Brownie and Strawberry Shortcake

Fudge brownie mix stands in for shortcake in this twist on a fruity favorite, with white chocolate pudding mix added to whipped cream.
INGREDIENTS
1box (1 lb 3.8 oz) fudge brownie mix
1/2cup vegetable oil
1/4cup water
3eggs
2 1/2cups milk
2boxes (4-serving size each) white chocolate instant pudding and pie filling mix
1pint (2 cups) whipping (heavy) cream
3cups sliced fresh strawberries

Directions
  1. Heat oven to 350°F. Grease 15x10x1-inch pan with shortening or cooking spray. In medium bowl, stir brownie mix, oil, water and eggs with spoon until well blended. Spread batter in pan.

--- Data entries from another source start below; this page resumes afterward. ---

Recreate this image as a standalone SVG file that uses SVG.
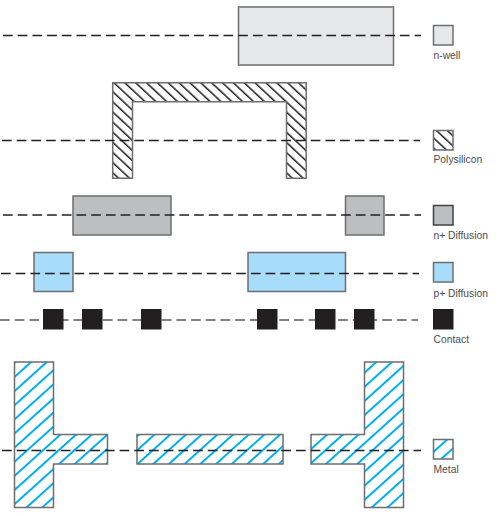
<svg xmlns="http://www.w3.org/2000/svg" width="501" height="516" viewBox="0 0 501 516">
<style>
.outline{stroke:#6d6e71;stroke-width:1.5}
.well{fill:#e6e7e8}
.poly{fill:url(#polyHatch)}
.ndiff{fill:#bcbec0}
.pdiff{fill:#a8dcfb}
.contact{fill:#231f20;stroke:none}
.metal{fill:url(#metalHatch)}
.cut{fill:none;stroke:#231f20;stroke-width:1.5;stroke-dasharray:9.7 5}
text{font-family:"Liberation Sans",Arial,sans-serif;font-size:10.300px;fill:#4d4d4f}
</style>
<defs>
<pattern id="polyHatch" width="7.400" height="7.400" patternUnits="userSpaceOnUse" patternTransform="translate(112 82) rotate(-47)">
<rect width="7.400" height="7.400" fill="#fff"/><rect width="1.500" height="7.400" fill="#231f20"/>
</pattern>
<pattern id="metalHatch" width="10.500" height="10.500" patternUnits="userSpaceOnUse" patternTransform="translate(14 362) rotate(48)">
<rect width="10.500" height="10.500" fill="#fff"/><rect width="2" height="10.500" fill="#00aeef"/>
</pattern>
</defs>
<g id="n-well-shapes"><rect class="well outline" x="238.500" y="7" width="155" height="58"/></g>
<g id="polysilicon-shape"><path class="poly outline" d="M112.700 82.700H306.200V178.300H286.500V101.700H132.500V178.300H112.700Z"/></g>
<g id="ndiff-shapes">
<rect class="ndiff outline" x="73" y="196" width="98" height="39"/>
<rect class="ndiff outline" x="345.500" y="196" width="38.500" height="39"/>
</g>
<g id="pdiff-shapes">
<rect class="pdiff outline" x="34" y="252.500" width="39" height="39"/>
<rect class="pdiff outline" x="248" y="252.500" width="97.500" height="39"/>
</g>
<g id="metal-shapes">
<path class="metal outline" d="M14.500 362H53.500V434.500H107.500V464H53.500V507.500H14.500Z"/>
<rect class="metal outline" x="137" y="434.500" width="146" height="29.500"/>
<path class="metal outline" d="M364.500 362H403.500V507.500H364.500V464H311V434.500H364.500Z"/>
</g>
<g id="connectors">
<path class="cut" d="M3 35.500H421"/>
<path class="cut" d="M2 140.500H420"/>
<path class="cut" d="M3 215H421"/>
<path class="cut" d="M1 273.500H419"/>
<path class="cut" style="stroke:#58595b" d="M0 320H418"/>
<path class="cut" d="M2 450.500H421"/>
</g>
<g id="contact-shapes">
<rect class="contact" x="43" y="309" width="20.500" height="20.500"/>
<rect class="contact" x="82" y="309" width="20.500" height="20.500"/>
<rect class="contact" x="141" y="309" width="20.500" height="20.500"/>
<rect class="contact" x="257" y="309" width="20.500" height="20.500"/>
<rect class="contact" x="315" y="309" width="20.500" height="20.500"/>
<rect class="contact" x="354" y="309" width="20.500" height="20.500"/>
</g>
<g id="legend-n-well"><rect class="well outline" x="433.500" y="25.500" width="19.500" height="19.500"/><text x="433.500" y="59">n-well</text></g>
<g id="legend-polysilicon"><rect class="poly outline" x="433.500" y="130.500" width="19.500" height="19.500"/><text x="433.500" y="162.500">Polysilicon</text></g>
<g id="legend-n-diffusion"><rect class="ndiff outline" style="stroke:#414042" x="433.500" y="205.500" width="19.500" height="19.500"/><text x="433.500" y="238.500">n+ Diffusion</text></g>
<g id="legend-p-diffusion"><rect class="pdiff outline" x="433.500" y="262.500" width="19.500" height="19.500"/><text x="433.500" y="296.500">p+ Diffusion</text></g>
<g id="legend-contact"><rect class="contact" x="433" y="309" width="20.500" height="20.500"/><text x="433.500" y="343">Contact</text></g>
<g id="legend-metal"><rect class="metal outline" x="433.500" y="439.500" width="19.500" height="19.500"/><text x="433.500" y="473">Metal</text></g>
</svg>
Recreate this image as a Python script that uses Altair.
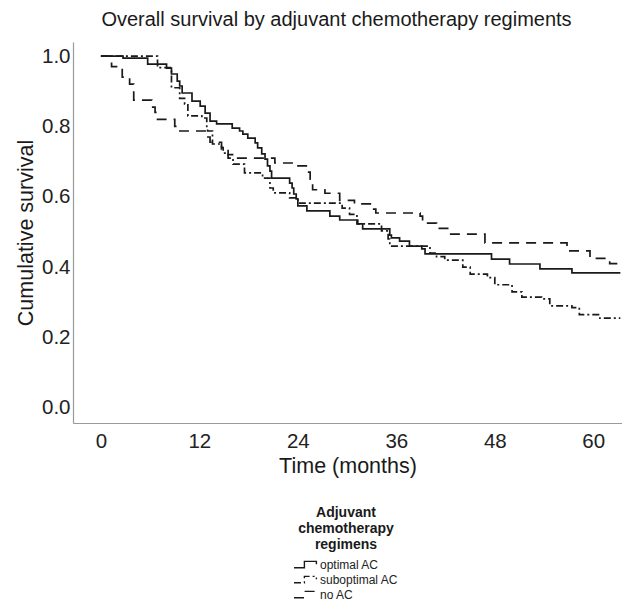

  2. Bake 23 to 25 minutes or until brownie springs back when touched lightly in center. Cool 15 minutes.
  3. Meanwhile, in medium bowl, beat milk and pudding mix with wire whisk until thickened. In small bowl, beat whipping cream with electric mixer on high speed until stiff peaks form. Gently fold whipped cream into pudding mixture until well combined. Cover; refrigerate.
  4. Cut brownies into 6 rows by 4 rows, making 24 squares. Place 1 brownie square on each individual dessert plate; top each with 1/4 cup pudding mixture and 2 tablespoons strawberries. Repeat layers.